Similarly, Koivunen denied knowing anything about Laiho and Raijas, but changed his story and claimed to have met Laiho earlier and began a relationship with her. According to him, Laiho proposed a meeting and brought along Raijas, whereupon the three headed for Hyvinkää. While they drank at a nightclub, an unnamed younger man joined them and Raijas began vomiting. Koivunen claimed that the girls were murdered outside of his presence and that the unnamed man had admitted to battering them to death. Koivunen's wife was also interviewed, and told police that Koivunen came home on the night of 15 August and told her that he had shown two girls and a boy around the city. When he and his wife read the magazine about the disappearance of Laiho and Raijas, Koivunen noted that they looked the same as the girls he had been with.
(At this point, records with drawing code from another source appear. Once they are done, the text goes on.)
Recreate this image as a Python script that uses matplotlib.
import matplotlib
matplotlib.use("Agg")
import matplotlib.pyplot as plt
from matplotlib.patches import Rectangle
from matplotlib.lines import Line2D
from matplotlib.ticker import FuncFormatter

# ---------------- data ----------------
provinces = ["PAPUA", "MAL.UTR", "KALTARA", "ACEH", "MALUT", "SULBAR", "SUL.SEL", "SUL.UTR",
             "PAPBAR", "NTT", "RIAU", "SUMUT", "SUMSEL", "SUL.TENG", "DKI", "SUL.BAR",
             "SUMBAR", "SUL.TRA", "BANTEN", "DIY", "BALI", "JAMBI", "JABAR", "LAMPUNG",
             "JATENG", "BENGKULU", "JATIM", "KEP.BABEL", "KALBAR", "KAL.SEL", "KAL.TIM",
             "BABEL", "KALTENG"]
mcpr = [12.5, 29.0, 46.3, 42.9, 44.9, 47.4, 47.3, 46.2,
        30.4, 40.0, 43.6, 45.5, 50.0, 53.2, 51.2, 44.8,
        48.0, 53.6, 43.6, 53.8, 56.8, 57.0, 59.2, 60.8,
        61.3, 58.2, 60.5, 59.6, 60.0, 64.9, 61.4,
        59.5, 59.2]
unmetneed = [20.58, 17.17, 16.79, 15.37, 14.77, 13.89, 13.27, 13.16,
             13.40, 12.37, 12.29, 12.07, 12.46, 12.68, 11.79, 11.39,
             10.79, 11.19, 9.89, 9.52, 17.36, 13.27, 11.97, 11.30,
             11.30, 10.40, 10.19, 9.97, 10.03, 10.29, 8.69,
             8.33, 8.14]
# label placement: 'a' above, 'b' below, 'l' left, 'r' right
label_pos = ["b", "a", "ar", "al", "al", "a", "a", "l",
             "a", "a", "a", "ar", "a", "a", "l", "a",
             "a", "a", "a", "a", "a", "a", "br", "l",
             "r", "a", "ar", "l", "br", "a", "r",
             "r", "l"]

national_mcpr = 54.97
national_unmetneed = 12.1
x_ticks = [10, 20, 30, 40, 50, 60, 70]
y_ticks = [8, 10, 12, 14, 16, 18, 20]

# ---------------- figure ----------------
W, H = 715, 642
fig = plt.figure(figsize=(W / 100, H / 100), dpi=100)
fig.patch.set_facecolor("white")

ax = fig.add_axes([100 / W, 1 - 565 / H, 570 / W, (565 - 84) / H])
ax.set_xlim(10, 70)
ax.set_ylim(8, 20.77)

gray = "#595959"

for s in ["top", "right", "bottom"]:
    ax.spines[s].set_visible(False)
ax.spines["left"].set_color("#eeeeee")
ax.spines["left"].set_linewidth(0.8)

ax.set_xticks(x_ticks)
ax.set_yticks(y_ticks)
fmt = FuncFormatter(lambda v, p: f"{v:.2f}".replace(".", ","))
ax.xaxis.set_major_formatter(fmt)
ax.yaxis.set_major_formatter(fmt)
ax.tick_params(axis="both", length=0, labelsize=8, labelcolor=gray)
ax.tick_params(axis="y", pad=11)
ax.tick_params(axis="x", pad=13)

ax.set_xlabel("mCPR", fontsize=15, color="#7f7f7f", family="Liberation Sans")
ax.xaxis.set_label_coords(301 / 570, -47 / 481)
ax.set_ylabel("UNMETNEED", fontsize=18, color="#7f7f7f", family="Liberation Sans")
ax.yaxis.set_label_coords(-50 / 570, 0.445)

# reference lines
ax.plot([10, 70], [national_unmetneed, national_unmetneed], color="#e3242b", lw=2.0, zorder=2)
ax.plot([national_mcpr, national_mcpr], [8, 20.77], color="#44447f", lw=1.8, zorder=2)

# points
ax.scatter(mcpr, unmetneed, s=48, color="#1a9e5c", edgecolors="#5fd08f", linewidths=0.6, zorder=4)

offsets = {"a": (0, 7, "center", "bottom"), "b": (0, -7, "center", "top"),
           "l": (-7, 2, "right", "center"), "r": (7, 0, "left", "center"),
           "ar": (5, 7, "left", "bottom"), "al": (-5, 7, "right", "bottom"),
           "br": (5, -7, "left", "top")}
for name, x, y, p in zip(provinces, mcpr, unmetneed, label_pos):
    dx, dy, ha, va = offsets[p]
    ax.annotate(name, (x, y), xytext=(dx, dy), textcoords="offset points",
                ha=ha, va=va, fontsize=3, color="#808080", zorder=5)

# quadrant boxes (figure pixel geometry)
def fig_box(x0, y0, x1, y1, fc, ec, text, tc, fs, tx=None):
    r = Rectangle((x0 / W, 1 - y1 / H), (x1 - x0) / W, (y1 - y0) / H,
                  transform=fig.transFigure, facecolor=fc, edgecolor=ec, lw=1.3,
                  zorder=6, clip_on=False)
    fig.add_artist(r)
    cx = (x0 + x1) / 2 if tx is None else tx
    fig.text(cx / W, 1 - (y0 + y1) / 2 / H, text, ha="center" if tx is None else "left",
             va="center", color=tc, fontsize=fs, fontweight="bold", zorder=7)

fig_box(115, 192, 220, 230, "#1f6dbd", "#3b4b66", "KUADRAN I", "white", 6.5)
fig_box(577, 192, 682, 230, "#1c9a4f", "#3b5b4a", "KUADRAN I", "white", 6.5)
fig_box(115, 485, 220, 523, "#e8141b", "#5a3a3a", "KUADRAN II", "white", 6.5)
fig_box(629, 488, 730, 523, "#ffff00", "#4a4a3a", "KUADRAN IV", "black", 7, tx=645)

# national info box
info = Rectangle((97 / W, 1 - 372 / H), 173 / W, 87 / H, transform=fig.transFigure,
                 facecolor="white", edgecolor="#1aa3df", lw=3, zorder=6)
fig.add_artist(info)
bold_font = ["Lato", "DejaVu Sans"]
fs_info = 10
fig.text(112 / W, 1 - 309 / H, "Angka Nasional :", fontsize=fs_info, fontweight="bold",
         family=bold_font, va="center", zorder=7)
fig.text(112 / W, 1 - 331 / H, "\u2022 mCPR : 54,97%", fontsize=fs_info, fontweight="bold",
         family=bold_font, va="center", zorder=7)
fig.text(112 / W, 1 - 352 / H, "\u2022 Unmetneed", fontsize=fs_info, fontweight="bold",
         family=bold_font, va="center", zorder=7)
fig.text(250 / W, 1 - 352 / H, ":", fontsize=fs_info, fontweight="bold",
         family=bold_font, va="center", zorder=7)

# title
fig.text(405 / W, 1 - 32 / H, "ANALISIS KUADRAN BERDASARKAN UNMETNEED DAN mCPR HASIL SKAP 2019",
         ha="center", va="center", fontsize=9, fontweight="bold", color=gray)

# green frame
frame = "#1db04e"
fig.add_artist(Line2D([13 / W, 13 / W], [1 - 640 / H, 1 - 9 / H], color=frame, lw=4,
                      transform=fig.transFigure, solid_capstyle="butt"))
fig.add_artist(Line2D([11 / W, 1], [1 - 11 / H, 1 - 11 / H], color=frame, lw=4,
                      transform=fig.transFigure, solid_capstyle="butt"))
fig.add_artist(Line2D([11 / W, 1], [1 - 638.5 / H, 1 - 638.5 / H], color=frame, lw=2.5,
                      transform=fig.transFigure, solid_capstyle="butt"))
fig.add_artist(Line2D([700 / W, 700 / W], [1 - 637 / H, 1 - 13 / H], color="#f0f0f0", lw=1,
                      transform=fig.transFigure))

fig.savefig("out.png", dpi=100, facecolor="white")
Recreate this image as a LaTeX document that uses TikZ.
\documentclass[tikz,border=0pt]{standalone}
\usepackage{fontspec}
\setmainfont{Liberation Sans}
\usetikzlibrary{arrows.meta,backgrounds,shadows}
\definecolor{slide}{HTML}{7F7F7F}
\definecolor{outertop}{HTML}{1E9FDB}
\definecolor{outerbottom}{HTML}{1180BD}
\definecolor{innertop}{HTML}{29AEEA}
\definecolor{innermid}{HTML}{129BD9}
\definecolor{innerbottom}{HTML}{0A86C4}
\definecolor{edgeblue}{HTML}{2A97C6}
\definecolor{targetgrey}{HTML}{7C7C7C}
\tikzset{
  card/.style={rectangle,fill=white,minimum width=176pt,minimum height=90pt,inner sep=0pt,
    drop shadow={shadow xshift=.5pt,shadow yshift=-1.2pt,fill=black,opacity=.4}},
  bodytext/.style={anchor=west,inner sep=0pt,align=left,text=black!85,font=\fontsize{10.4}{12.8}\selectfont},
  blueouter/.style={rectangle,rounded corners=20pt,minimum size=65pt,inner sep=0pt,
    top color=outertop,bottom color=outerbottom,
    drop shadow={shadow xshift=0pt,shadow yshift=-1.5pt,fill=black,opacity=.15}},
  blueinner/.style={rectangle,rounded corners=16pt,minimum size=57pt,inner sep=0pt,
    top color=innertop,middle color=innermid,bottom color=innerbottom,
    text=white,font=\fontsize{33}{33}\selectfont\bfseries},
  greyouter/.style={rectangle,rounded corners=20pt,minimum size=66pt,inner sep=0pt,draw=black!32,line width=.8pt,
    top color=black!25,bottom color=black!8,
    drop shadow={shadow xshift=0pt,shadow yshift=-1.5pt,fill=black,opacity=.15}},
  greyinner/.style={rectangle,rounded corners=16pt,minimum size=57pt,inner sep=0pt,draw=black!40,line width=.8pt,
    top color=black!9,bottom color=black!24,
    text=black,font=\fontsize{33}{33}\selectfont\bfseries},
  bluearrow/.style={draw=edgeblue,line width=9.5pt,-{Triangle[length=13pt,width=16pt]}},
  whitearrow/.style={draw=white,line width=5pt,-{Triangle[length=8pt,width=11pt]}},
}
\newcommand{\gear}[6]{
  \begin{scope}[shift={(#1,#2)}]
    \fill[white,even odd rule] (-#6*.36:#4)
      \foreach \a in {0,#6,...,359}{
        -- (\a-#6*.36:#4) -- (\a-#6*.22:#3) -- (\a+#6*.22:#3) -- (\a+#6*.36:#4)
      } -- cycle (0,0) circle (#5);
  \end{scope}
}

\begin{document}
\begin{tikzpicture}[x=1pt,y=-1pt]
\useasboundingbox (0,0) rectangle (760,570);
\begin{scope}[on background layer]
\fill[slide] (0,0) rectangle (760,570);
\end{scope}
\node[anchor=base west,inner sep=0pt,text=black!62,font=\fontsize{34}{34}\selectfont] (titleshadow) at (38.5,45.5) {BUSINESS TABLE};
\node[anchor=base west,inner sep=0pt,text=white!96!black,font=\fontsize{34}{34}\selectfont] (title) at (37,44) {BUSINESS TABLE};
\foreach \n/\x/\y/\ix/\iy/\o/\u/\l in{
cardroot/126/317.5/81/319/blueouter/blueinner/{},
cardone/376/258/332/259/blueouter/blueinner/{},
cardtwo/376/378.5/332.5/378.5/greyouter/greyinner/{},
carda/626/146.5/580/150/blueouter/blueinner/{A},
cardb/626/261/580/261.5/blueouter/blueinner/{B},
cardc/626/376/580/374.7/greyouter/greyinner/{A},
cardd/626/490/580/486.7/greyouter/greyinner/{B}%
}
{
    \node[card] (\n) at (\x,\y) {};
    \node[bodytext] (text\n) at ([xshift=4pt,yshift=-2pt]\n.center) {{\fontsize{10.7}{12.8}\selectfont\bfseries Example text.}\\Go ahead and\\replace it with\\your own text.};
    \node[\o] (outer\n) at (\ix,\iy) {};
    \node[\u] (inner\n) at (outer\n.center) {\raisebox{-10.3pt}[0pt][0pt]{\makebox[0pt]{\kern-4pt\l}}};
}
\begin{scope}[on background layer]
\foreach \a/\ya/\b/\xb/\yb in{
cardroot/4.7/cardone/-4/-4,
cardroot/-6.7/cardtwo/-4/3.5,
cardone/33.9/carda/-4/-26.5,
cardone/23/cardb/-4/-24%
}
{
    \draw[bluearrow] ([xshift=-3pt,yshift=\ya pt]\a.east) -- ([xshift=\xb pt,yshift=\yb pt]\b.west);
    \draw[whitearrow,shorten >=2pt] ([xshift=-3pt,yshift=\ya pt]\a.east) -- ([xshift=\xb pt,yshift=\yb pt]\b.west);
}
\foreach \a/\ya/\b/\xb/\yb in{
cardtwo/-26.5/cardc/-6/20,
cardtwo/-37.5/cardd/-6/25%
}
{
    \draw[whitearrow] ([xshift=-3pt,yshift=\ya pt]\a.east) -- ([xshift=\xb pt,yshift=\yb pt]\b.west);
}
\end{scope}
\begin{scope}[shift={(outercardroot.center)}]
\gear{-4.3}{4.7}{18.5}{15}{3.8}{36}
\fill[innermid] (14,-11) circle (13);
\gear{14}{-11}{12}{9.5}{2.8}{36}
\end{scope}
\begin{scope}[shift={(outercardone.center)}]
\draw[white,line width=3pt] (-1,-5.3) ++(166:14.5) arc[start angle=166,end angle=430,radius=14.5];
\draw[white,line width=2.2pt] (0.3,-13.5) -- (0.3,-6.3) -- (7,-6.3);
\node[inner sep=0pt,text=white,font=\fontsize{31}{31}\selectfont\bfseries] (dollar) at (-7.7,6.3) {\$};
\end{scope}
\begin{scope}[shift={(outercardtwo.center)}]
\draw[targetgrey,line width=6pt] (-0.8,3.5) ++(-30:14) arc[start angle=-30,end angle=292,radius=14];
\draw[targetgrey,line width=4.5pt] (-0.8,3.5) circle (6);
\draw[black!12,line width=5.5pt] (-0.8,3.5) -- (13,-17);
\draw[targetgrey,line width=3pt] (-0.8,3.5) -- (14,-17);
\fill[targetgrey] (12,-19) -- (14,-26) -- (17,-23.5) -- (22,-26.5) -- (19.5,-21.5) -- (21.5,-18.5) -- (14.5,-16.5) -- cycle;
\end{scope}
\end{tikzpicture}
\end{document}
Koivunen's story soon changed again, removing the unnamed young man from his story. This time he claimed that the girls had fallen asleep on the back seat while he was driving. Upon awakening, Koivunen noticed that the engine was running, and tried to wake the girls, unsuccessfully.

Shuddering, Koivunen wandered around hoping the girls would wake up, but they were dead. In fear, he remembered what had happened to Metsänikula one month earlier. Koivunen feared to get sent back to jail and decided to get rid of the bodies. When the police asked how they had died, Koivunen told them that while they slept, someone had dug up the hose from the car's back and connected it through the exhaust pipe to the back of the car. However, the question arose of how Koivunen survived that.

Koivunen never acknowledged his guilt and changed the details of the story many times, remaining consistent about a few details. According to his wife, the girls were scared, and had vomited and choked while in the car. When they heard that the police had found tire marks on the fringes, Koivunen's wife remembered her husband's strange and nervous behaviour on that night.

During the investigation, a hair of Koivunen was found on Laiho and Raijas' bodies. The camera found at home was also identified as his, as well as fingerprints from a photo found in a back alley near his home.

There were plenty of anonymous tips, some of which were significant. During a preliminary investigation, a girl told the police that she had hitchhiked from Helsinki to Hyvinkää. The driver was a 41-year-old male. At first, everything seemed innocent until the man had decided to introduce the girl to the city. He had taken her, among other places, to the Taabor mountain, speaking about himself and his life on the way. When they got there, he did not let the girl out and threatened her, but she jumped out of the car and fled. After the incident, she had seen that same man near her house several times. When she was shown a picture of Koivunen, she immediately recognized him.

== Trial ==
Koivunen was arrested for the murder of Metsänikula, Raijas and Laiho. He was jailed in the Helsinki Prison before the trial in the Hyvinkää District Court, which got a lot of publicity. Koivunen was initially dissatisfied with his lawyer, and changed him before the trial. He tried to change his story and bring his own witnesses to the court, but nothing helped. The trial lasted six hours each day.

Koivunen's criminal record was very long. He had been convicted of several property crimes, and from 1953 to 1968 he had been free only for a short time, and been incarcerated in a prison hospital eight times. He served a six-year sentence in jail when he was involved in a car crash. All the crimes he had committed were done in Hyvinkää and Ingå, because they were located near the prison camp. Koivunen was ordered for a mental health examination.

Koivunen was found to be sane, but in the process was identified as a habitual liar.

The Hyvinkää District Court ruled that Koivunen was guilty on all three charges of assault, false imprisonment and negligent homicide, and sentenced him to 25 years in prison. Mauno Koivisto pardoned Koivunen in the fall of 1981. Koivunen died on 27 May 2003.